Lire la chronique d' Amid Faljaoui
La naïveté européenne, source de désindustrialisation
Et si nous parlions aujourd’hui de la naïveté des Européens ; en tout cas, celle des décideurs européens.
On sait aujourd’hui que le grand gagnant de cette guerre en Ukraine, ce sont les États-Unis. Mais ce que l’on sait moins, c’est que nos amis américains, sous prétexte de lutter contre le réchauffement climatique, ont mis en place un texte de loi qui est un véritable appel à délocaliser les industries européennes.
Quand je vous disais que les Européens sont naïfs, je vous le démontre. Mi-aout dernier, Joe Biden fait voter une loi de réduction de l’inflation (IRA en anglais), qui prévoit de consacrer 370 milliards de dollars à la réduction des gaz à effet de serre. La Commission européenne n’y voit que du feu et sa présidente applaudit même ce texte. En gros, ça revient à dire “mais que c’est sympa, après les horribles années Trump, voilà un président Joe Biden, qui lui est sympa, car il veut lutter contre le réchauffement climatique”. Donc, il a eu droit à un tweet de félicitations d’Ursula von der Leyen, la présidente de la Commission européenne.
Oui, sauf qu’aujourd’hui, avec quelques mois de recul, les Européens se rendent compte que ce texte vise, en réalité, à attirer les entreprises industrielles du monde entier pour les inciter à venir fabriquer leurs produits sur le sol des États-Unis. En fait, ce texte permet aux entreprises concernées d’obtenir des aides, des subventions, des crédits d’impôt pour décarboner l’économie américaine. Mais attention : ces cadeaux fiscaux ne peuvent être obtenus que si la production se fait sur le sol américain avec des produits assemblés sur place. Un exemple parmi d’autres : les ménages américains peuvent recevoir un coup de pouce de 7.500 dollars s’ils achètent une voiture électrique produite et assemblée aux États-Unis. Comme en plus l’énergie aux États-Unis coûte 4 à 5 fois moins cher qu’en Europe, vous avez compris que ce texte de loi est un véritable aspirateur afin d’attirer les entreprises industrielles européennes.
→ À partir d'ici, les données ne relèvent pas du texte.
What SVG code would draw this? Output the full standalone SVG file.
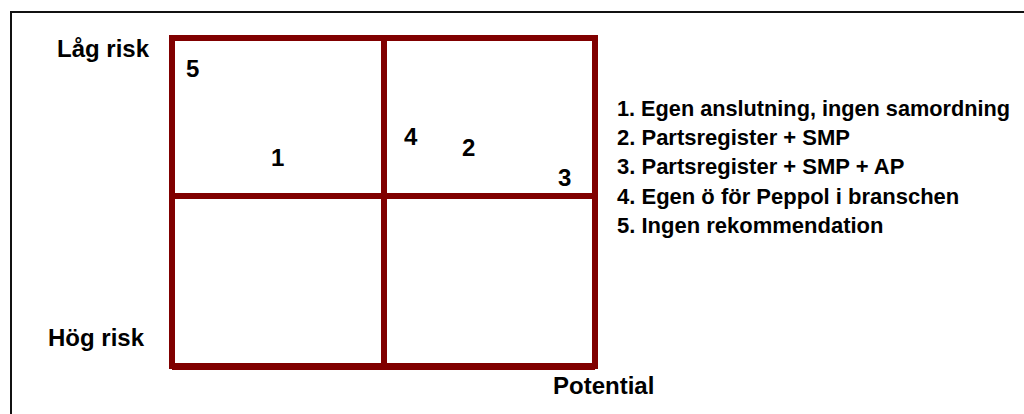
<svg xmlns="http://www.w3.org/2000/svg" width="1024" height="414" viewBox="0 0 1024 414">
<style>
.t{font-family:"Liberation Sans",Arial,sans-serif;font-weight:bold;fill:#000}
.lbl{font-size:24px}
.num{font-size:24px}
.leg{font-size:22px}
.g{stroke:#800000;stroke-width:6;fill:none}
</style>
<rect x="0" y="0" width="1024" height="414" fill="#fff"/>
<rect x="11" y="12" width="1100" height="500" fill="none" stroke="#111" stroke-width="2"/>
<g id="connectors">
<rect class="g" x="172" y="38" width="423" height="328"/>
<line class="g" x1="384" y1="38" x2="384" y2="366"/>
<line class="g" x1="172" y1="196" x2="595" y2="196"/>
<line class="g" x1="172" y1="367" x2="595" y2="367" stroke-width="7"/>
</g>
<g id="axis-labels">
<text class="t lbl" x="57" y="57">Låg risk</text>
<text class="t lbl" x="48" y="346">Hög risk</text>
<text class="t lbl" x="553" y="394">Potential</text>
</g>
<g id="n5"><text class="t num" x="186" y="77">5</text></g>
<g id="n1"><text class="t num" x="271" y="166">1</text></g>
<g id="n4"><text class="t num" x="404" y="145">4</text></g>
<g id="n2"><text class="t num" x="462" y="156">2</text></g>
<g id="n3"><text class="t num" x="558" y="186">3</text></g>
<g id="legend">
<text class="t leg" x="617" y="116" textLength="393" lengthAdjust="spacingAndGlyphs">1. Egen anslutning, ingen samordning</text>
<text class="t leg" x="617" y="145">2. Partsregister + SMP</text>
<text class="t leg" x="617" y="174">3. Partsregister + SMP + AP</text>
<text class="t leg" x="617" y="204">4. Egen ö för Peppol i branschen</text>
<text class="t leg" x="617" y="233">5. Ingen rekommendation</text>
</g>
</svg>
Même Elon Musk, le patron de Tesla, qui vote pourtant républicain, a suspendu son projet d’usine de batteries en Allemagne. Et des tas d’autres entreprises industrielles européennes sont en train de se poser la question si elles doivent encore rester sur le sol européen.
Emmanuel Macron en revenant récemment des États-Unis avait raison de dire qu’avec des amis comme les Américains, nous n’avions pas besoin d’ennemis. Et c’est vrai que le risque de délocalisation industrielle est important, et il vient au pire moment, c’est-à-dire à un moment où les Européens ont enfin compris la nécessité de réindustrialiser notre Vieux Continent. L’Allemand BASF, pour citer un exemple connu, a décidé de réduire de manière permanente la voilure en Europe. Les Français et les Allemands, deux pays avec une forte industrie, appellent les autres pays européens à une riposte forte. Bref, à ne pas se laisser prendre en tenaille entre les États-Unis et la Chine.
Mais, comme toujours, l’Europe n’arrive pas à parler d’une seule voix pour des tas de raisons. Au fond, Henry Kissinger avait raison de dire : l’Europe, quel numéro de téléphone ? Cette phrase assassine garde tout son sens. Si je veux parler au numéro un américain, j’ai besoin d’un seul numéro, celui du locataire de la Maison Blanche. Si je veux parler aux Chinois, le numéro du président suffit. Même à Moscou, il n’y a qu’un seul numéro à composer. Mais pour l’Europe, à qui dois-je parler ? Si vous avez la bonne réponse, tapez 1, comme on dit, sur les horribles répondeurs téléphoniques.